> _WHAT IS ASKED_
Begin at the line that contains "Write the matplotlib code for this chart.", stop after the line that contains "from matplotlib.lines import Line2D", and reproduce only that span, unaltered.

> _INPUT_
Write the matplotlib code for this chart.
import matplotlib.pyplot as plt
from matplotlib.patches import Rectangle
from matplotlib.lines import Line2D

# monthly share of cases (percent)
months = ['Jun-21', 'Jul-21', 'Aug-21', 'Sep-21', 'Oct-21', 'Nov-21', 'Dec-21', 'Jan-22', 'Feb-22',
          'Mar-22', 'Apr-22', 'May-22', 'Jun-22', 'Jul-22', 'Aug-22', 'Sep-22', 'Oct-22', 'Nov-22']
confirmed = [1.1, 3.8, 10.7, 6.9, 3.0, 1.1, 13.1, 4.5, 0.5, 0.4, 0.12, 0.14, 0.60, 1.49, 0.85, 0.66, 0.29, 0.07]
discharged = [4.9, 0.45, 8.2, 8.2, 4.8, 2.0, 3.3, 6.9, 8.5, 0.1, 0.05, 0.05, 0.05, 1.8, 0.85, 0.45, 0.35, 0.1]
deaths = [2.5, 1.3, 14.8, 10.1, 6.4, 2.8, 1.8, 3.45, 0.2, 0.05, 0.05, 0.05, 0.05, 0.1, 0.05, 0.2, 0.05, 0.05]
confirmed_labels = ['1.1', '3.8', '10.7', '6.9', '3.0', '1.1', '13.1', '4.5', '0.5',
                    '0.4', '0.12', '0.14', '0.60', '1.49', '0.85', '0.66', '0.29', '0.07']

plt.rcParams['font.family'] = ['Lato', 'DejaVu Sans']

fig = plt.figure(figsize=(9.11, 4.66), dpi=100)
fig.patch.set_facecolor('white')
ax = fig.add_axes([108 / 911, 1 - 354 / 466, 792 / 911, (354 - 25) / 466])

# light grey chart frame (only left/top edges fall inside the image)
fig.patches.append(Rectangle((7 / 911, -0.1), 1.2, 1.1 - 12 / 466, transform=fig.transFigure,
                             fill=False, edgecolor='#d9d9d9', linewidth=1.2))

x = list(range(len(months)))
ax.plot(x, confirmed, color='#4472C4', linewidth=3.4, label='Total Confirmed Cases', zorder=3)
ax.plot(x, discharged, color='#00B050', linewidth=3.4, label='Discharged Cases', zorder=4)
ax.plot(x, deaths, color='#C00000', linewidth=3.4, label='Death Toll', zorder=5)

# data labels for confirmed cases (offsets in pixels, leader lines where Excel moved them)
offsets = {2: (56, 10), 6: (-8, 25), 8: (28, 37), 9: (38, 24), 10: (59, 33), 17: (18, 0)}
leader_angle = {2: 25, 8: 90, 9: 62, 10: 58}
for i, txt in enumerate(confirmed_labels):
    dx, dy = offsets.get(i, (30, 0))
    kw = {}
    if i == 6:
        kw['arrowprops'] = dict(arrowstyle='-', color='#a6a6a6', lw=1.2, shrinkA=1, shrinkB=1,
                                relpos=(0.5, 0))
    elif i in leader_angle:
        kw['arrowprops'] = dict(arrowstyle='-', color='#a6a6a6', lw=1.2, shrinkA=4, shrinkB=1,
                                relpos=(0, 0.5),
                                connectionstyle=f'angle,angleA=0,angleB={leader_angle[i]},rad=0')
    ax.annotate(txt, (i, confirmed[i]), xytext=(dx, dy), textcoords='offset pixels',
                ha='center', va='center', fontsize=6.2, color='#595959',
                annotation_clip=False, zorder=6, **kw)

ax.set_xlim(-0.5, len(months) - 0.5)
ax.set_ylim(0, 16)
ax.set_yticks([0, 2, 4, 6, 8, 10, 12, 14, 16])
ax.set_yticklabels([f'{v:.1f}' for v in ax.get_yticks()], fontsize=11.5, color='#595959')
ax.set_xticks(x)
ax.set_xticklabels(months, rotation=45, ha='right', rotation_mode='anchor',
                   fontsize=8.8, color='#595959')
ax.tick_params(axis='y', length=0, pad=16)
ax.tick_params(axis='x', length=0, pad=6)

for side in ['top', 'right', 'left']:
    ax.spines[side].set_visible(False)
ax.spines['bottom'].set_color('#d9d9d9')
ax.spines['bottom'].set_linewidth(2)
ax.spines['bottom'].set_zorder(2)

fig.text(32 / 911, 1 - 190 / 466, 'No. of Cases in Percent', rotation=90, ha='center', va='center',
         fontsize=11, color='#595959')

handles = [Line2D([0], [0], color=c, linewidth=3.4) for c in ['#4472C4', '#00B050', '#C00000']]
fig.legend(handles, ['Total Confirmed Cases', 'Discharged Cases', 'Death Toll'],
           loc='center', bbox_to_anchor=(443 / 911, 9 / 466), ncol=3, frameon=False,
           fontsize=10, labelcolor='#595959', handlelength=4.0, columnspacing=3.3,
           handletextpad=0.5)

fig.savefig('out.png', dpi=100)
---
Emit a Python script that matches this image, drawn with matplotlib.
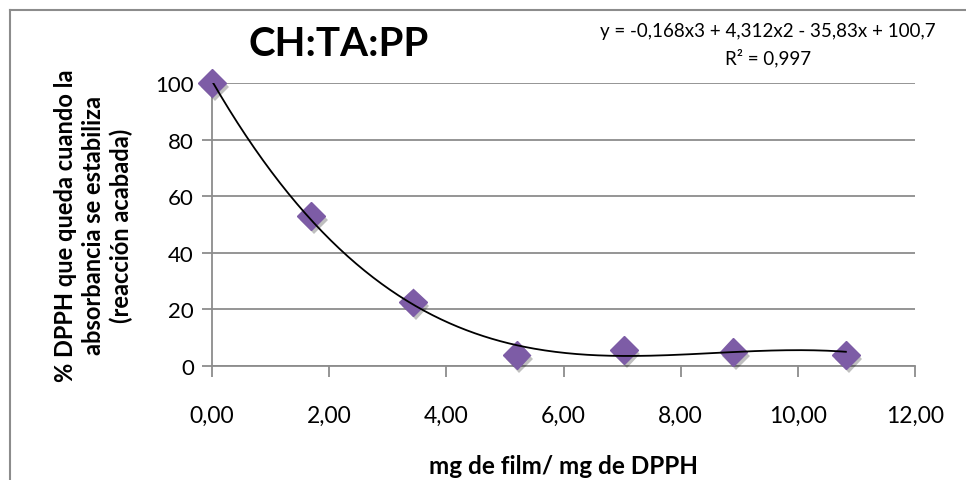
--
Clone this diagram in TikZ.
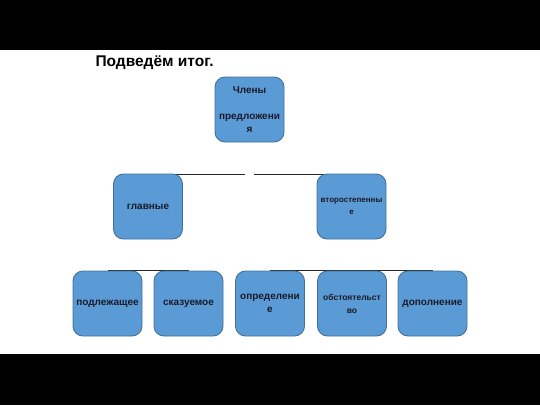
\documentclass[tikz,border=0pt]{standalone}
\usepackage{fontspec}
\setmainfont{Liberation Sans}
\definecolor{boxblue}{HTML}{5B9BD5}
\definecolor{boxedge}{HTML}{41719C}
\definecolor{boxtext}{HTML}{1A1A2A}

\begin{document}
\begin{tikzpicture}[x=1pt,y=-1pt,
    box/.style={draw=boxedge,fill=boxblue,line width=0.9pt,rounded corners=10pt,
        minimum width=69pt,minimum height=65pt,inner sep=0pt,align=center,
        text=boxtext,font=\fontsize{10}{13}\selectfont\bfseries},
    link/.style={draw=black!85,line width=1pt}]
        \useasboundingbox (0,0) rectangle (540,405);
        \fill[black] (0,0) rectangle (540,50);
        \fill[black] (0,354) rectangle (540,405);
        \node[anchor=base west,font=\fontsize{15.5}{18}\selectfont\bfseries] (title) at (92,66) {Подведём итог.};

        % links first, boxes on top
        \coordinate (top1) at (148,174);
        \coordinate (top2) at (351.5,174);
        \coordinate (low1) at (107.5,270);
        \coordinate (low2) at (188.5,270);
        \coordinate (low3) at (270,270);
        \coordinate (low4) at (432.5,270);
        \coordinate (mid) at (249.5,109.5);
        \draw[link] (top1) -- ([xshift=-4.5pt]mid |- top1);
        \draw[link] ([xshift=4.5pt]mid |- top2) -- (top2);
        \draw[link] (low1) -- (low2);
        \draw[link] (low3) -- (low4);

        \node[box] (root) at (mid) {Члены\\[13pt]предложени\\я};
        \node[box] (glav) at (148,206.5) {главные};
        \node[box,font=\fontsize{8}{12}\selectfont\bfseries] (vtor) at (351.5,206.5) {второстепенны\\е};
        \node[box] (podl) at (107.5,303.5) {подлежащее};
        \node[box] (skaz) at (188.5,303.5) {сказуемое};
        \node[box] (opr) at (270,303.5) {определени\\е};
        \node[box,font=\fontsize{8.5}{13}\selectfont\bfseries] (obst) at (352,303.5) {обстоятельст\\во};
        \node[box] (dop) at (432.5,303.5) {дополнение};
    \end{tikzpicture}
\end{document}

> _SOLUTION FOR THIS PROBLEM_
Write the matplotlib code for this chart.
import matplotlib.pyplot as plt
from matplotlib.patches import Rectangle
from matplotlib.lines import Line2D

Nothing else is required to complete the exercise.